No sólo ineficacia y derrotismo caracterizan a la autoridad en esta materia. Ha caído también en la frivolidad irresponsable. Con cachaza que debería ser inadmisible, el director de la presuntuosa Agencia Federal de Investigación (AFI), admitió que la captura de unos secuestradores y el rescate de sus víctimas, en diciembre pasado, ocurrió dos veces, uno en la vida real y otro, con variaciones para mayor espectacularidad, ante las cámaras de televisión.
Con irresponsabilidad timorata, aseguró que lo hizo a pedido de los reporteros o de una empresa televisora. Por la maniobra en sí misma, y por la desvergüenza con que lo admite, el director de la AFI debiera ser despedido o él mismo presentar su renuncia.
Pero malamente puede esperarse esa reacción de autoridades que incumplen relevantes órdenes de aprehensión y deben ser auxiliadas por familiares de las víctimas en la localización de delincuentes que la AFI se mostró incapaz de hallar.
Ese es el caso de la señora María Isabel Miranda de Wallace, cuyo hijo Hugo Alberto fue secuestrado en julio pasado y asesinado en fecha posterior.
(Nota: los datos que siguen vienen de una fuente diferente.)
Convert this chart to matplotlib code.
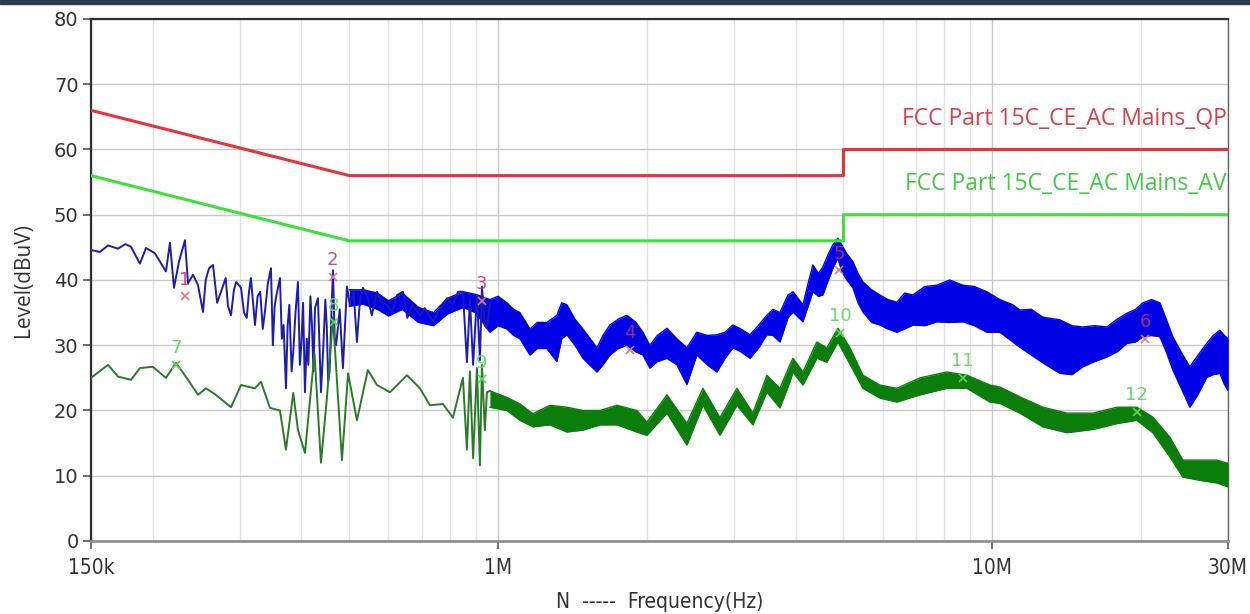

Ella realizó pesquisas que la indolencia oficial rehusó hacer, localizó a los verdugos de su hijo y logró hacerlos detener.
Además, prestó un servicio a otros deudos, colocando en carteleras espectaculares la fotografía de César Freire, secuestrador de Hugo Alberto para que sea identificado y se multipliquen los cargos en su contra. Y no obstante haberla solicitado, carece de escolta que la proteja.